Administrative data is of little use for understanding:

  • How people use their time
  • Do people volunteer?
  • Is their home damp?
  • How many rooms are in their home?
  • How do they travel to work?
  • Do they smoke?
  • What languages are spoken?
  • Specifics of Iwi affiliations
  • Do they have disabilities?

Insights regarding the topics above will be challenging for Statistics NZ to estimate. As a result, some data may be withheld. And in cases where data is released on those topics, it may be abridged to a higher level, or be accompanied with carefully-scripted caveats surrounding estimation errors.

Beyond those obvious topics of concern, I also remain sceptical regarding skills and occupation data. Statistics NZ seems pretty sure they can still get good insights on qualifications and occupations from administrative data and past censuses. But I am not so sure.

Administrative data only captures qualifications from those that were educated in New Zealand so will miss the qualifications of the migrant population.

Occupations, on the other hand, might be adequately informed by past censuses for jobs that are consistent through time. But what about jobs that didn’t exist five years ago, like social media advisers? Surely statistical imputation from old data is also not going to help us understand whether the future of work is already showing up in the data among some specific occupations.

What can you do about it?

At this stage, the only given is that you must wait until the end of July to find out the final suite of indicators that will be released by Statistics NZ.

But in the meantime, you should also prepare yourself to be disappointed.

Although Statistics NZ is likely to set a very high bar before it completely withholds an indicator, any abridging of data to a higher level will have huge effects on monitoring what matters for people in the regions.

Many regions have been relying on the Census to help flesh out their understanding of the wellbeing of their residents.
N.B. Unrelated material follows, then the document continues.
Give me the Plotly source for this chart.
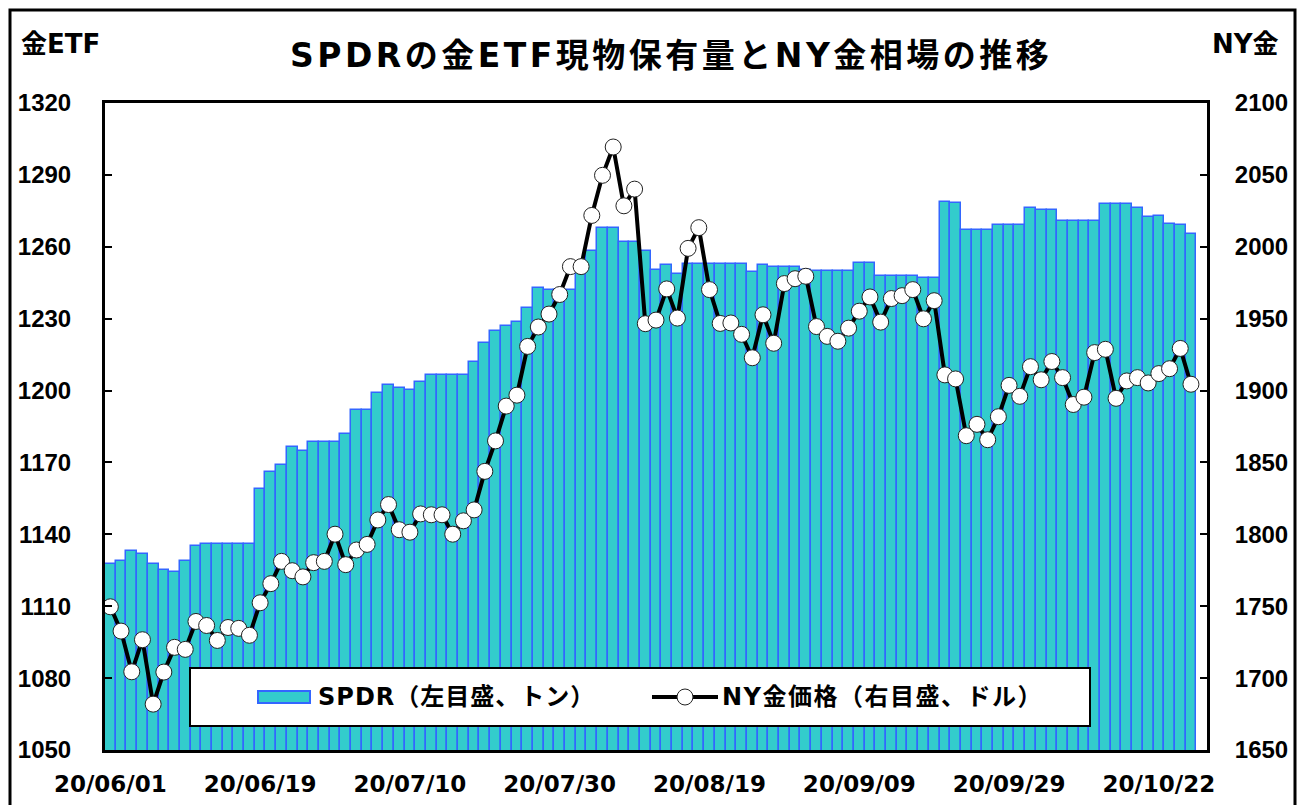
import plotly.graph_objects as go

# ---------------- data ----------------
spdr_tons = [
    1127.8, 1129.0, 1133.2, 1132.0, 1127.8, 1125.3, 1124.1, 1129.0, 1135.0, 1135.8,
    1135.8, 1135.8, 1135.8, 1135.8, 1159.0, 1165.9, 1169.0, 1176.6, 1174.9, 1178.6,
    1178.6, 1178.6, 1182.0, 1191.8, 1191.8, 1198.9, 1202.3, 1200.9, 1200.1, 1203.6,
    1206.5, 1206.5, 1206.5, 1206.5, 1212.1, 1220.0, 1224.8, 1226.8, 1228.5, 1234.4,
    1242.9, 1242.0, 1242.0, 1242.0, 1250.0, 1258.1, 1267.9, 1267.9, 1261.8, 1261.8,
    1258.1, 1250.5, 1252.2, 1248.8, 1252.7, 1252.7, 1252.7, 1252.7, 1252.7, 1252.7,
    1249.3, 1252.2, 1251.7, 1251.7, 1251.4, 1250.5, 1250.0, 1249.7, 1249.7, 1249.7,
    1253.4, 1253.4, 1247.6, 1247.6, 1247.6, 1247.6, 1247.1, 1247.1, 1278.8, 1278.1,
    1266.9, 1266.9, 1266.9, 1269.1, 1269.1, 1269.1, 1276.2, 1275.5, 1275.5, 1270.8,
    1270.8, 1270.8, 1270.8, 1277.9, 1277.9, 1277.9, 1276.2, 1272.5, 1273.0, 1269.6,
    1269.1, 1265.4,
]

ny_gold = [
    1749.6, 1732.7, 1704.4, 1726.7, 1681.9, 1704.2, 1721.4, 1720.0, 1739.4, 1736.6,
    1726.2, 1735.2, 1734.6, 1729.8, 1752.4, 1765.7, 1781.2, 1774.7, 1770.4, 1780.3,
    1781.2, 1800.1, 1778.9, 1789.1, 1793.0, 1810.0, 1820.7, 1803.2, 1801.5, 1814.2,
    1813.6, 1813.6, 1800.1, 1809.4, 1817.0, 1843.8, 1865.0, 1889.2, 1896.8, 1930.7,
    1944.2, 1953.2, 1966.8, 1986.2, 1986.2, 2021.8, 2049.7, 2069.4, 2028.5, 2040.1,
    1946.5, 1949.0, 1970.7, 1950.4, 1998.9, 2013.3, 1970.2, 1946.7, 1947.0, 1939.1,
    1922.8, 1952.7, 1932.9, 1974.4, 1977.8, 1979.5, 1944.5, 1937.7, 1934.3, 1943.4,
    1955.2, 1965.1, 1947.6, 1964.0, 1966.0, 1970.2, 1949.9, 1962.5, 1910.9, 1908.1,
    1868.6, 1876.5, 1865.8, 1881.8, 1903.6, 1896.0, 1916.6, 1907.5, 1920.2, 1909.0,
    1890.3, 1895.4, 1926.4, 1928.7, 1894.6, 1906.7, 1909.0, 1905.3, 1911.8, 1915.2,
    1929.3, 1904.4,
]

tick_positions = [0, 14, 28, 42, 56, 70, 84, 98]
tick_labels = ["20/06/01", "20/06/19", "20/07/10", "20/07/30",
               "20/08/19", "20/09/09", "20/09/29", "20/10/22"]

left_ticks = [1050, 1080, 1110, 1140, 1170, 1200, 1230, 1260, 1290, 1320]
right_ticks = [1650, 1700, 1750, 1800, 1850, 1900, 1950, 2000, 2050, 2100]

title_text = "SPDRの金ETF現物保有量とNY金相場の推移"
left_title = "金ETF"
right_title = "NY金"
legend_bar = "SPDR（左目盛、トン）"
legend_line = "NY金価格（右目盛、ドル）"

# ---------------- layout helpers ----------------
W, H = 1305, 805
PL, PR, PT, PB = 105, 1207, 103, 750


def px(x):
    return (x - PL) / (PR - PL)


def py(y):
    return (PB - y) / (PB - PT)


def spaced(text, sp):
    return '<span style="letter-spacing:%spx">%s</span>' % (sp, text)


x_idx = list(range(len(spdr_tons)))

BAR_FILL = "#33CCCC"
BAR_LINE = "#3366FF"
CJK = "Noto Sans CJK JP"
TXT_FONT = "DejaVu Sans, " + CJK

fig = go.Figure()
fig.add_trace(go.Bar(
    x=x_idx, y=spdr_tons, name=legend_bar,
    marker=dict(color=BAR_FILL, line=dict(color=BAR_LINE, width=1.5)),
    showlegend=False,
))
fig.add_trace(go.Scatter(
    x=x_idx, y=ny_gold, name=legend_line, yaxis="y2",
    mode="lines+markers",
    line=dict(color="black", width=4),
    marker=dict(symbol="circle", size=16, color="white",
                line=dict(color="#222222", width=1)),
    showlegend=False,
))

shapes = []
# outer frame
shapes.append(dict(type="rect", xref="paper", yref="paper",
                   x0=px(10), x1=px(1295), y0=py(808), y1=py(10),
                   line=dict(color="black", width=3), fillcolor="rgba(0,0,0,0)",
                   layer="above"))
# legend box
shapes.append(dict(type="rect", xref="paper", yref="paper",
                   x0=px(190), x1=px(1090), y0=py(726), y1=py(668),
                   line=dict(color="black", width=2), fillcolor="white",
                   layer="above"))
# legend bar swatch
shapes.append(dict(type="rect", xref="paper", yref="paper",
                   x0=px(258), x1=px(310), y0=py(703), y1=py(691),
                   line=dict(color=BAR_LINE, width=2), fillcolor=BAR_FILL,
                   layer="above"))
# legend line swatch
shapes.append(dict(type="line", xref="paper", yref="paper",
                   x0=px(652), x1=px(718), y0=py(697), y1=py(697),
                   line=dict(color="black", width=4), layer="above"))
shapes.append(dict(type="circle", xref="paper", yref="paper",
                   x0=px(677), x1=px(693), y0=py(705), y1=py(689),
                   line=dict(color="#222222", width=1), fillcolor="white",
                   layer="above"))

annotations = [
    dict(text="<b>" + spaced(title_text, 3.5) + "</b>", xref="paper", yref="paper",
         x=px(671), y=py(55), xanchor="center", yanchor="middle",
         showarrow=False, font=dict(family=TXT_FONT, size=33, color="black")),
    dict(text="<b>" + left_title + "</b>", xref="paper", yref="paper",
         x=px(19), y=py(44), xanchor="left", yanchor="middle",
         showarrow=False, font=dict(family=TXT_FONT, size=26, color="black")),
    dict(text="<b>" + right_title + "</b>", xref="paper", yref="paper",
         x=px(1281), y=py(44), xanchor="right", yanchor="middle",
         showarrow=False, font=dict(family=TXT_FONT, size=26, color="black")),
    dict(text="<b>" + spaced(legend_bar, 1) + "</b>", xref="paper", yref="paper",
         x=px(316), y=py(697), xanchor="left", yanchor="middle",
         showarrow=False, font=dict(family=TXT_FONT, size=24, color="black")),
    dict(text="<b>" + spaced(legend_line, 1.5) + "</b>", xref="paper", yref="paper",
         x=px(720), y=py(697), xanchor="left", yanchor="middle",
         showarrow=False, font=dict(family=TXT_FONT, size=24, color="black")),
]

fig.update_layout(
    width=W, height=H,
    margin=dict(l=PL, r=W - PR, t=PT, b=H - PB, pad=0, autoexpand=False),
    paper_bgcolor="white", plot_bgcolor="white",
    bargap=0,
    showlegend=False,
    shapes=shapes,
    annotations=annotations,
    xaxis=dict(
        range=[-0.5, 102.5], automargin=False,
        tickmode="array", tickvals=tick_positions, ticktext=tick_labels,
        ticks="", showgrid=False, zeroline=False,
        showline=True, linecolor="black", linewidth=3, mirror=True,
        tickfont=dict(family="DejaVu Sans", size=23, color="black", weight="bold"),
        ticklabelstandoff=11,
    ),
    yaxis=dict(
        range=[1050, 1320], tickmode="array", tickvals=left_ticks, automargin=False,
        ticks="inside", ticklen=7, tickwidth=2, tickcolor="black",
        showgrid=False, zeroline=False,
        showline=True, linecolor="black", linewidth=3,
        tickfont=dict(family="Liberation Sans", size=24, color="black", weight="bold"),
        ticklabelstandoff=26,
    ),
    yaxis2=dict(
        range=[1650, 2100], tickmode="array", tickvals=right_ticks, automargin=False,
        overlaying="y", side="right",
        ticks="inside", ticklen=7, tickwidth=2, tickcolor="black",
        showgrid=False, zeroline=False,
        showline=True, linecolor="black", linewidth=3,
        tickfont=dict(family="Liberation Sans", size=24, color="black", weight="bold"),
        ticklabelstandoff=20,
    ),
)

fig.write_html("out.html", config={"displayModeBar": False},
               post_script="document.body.style.margin='0';")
And this understanding relies on specific detail.

The good news is that the Census need not be the only show in town when it comes to understanding wellbeing in your region.

Other options do exist, they just require a little more creative thinking to get your hands on the insight. For example, you can fill in gaps with proxies and other government datasets, as well as local surveys.

Over the coming months I look forward to working with businesses, local authorities and development agencies as they map out a way forward.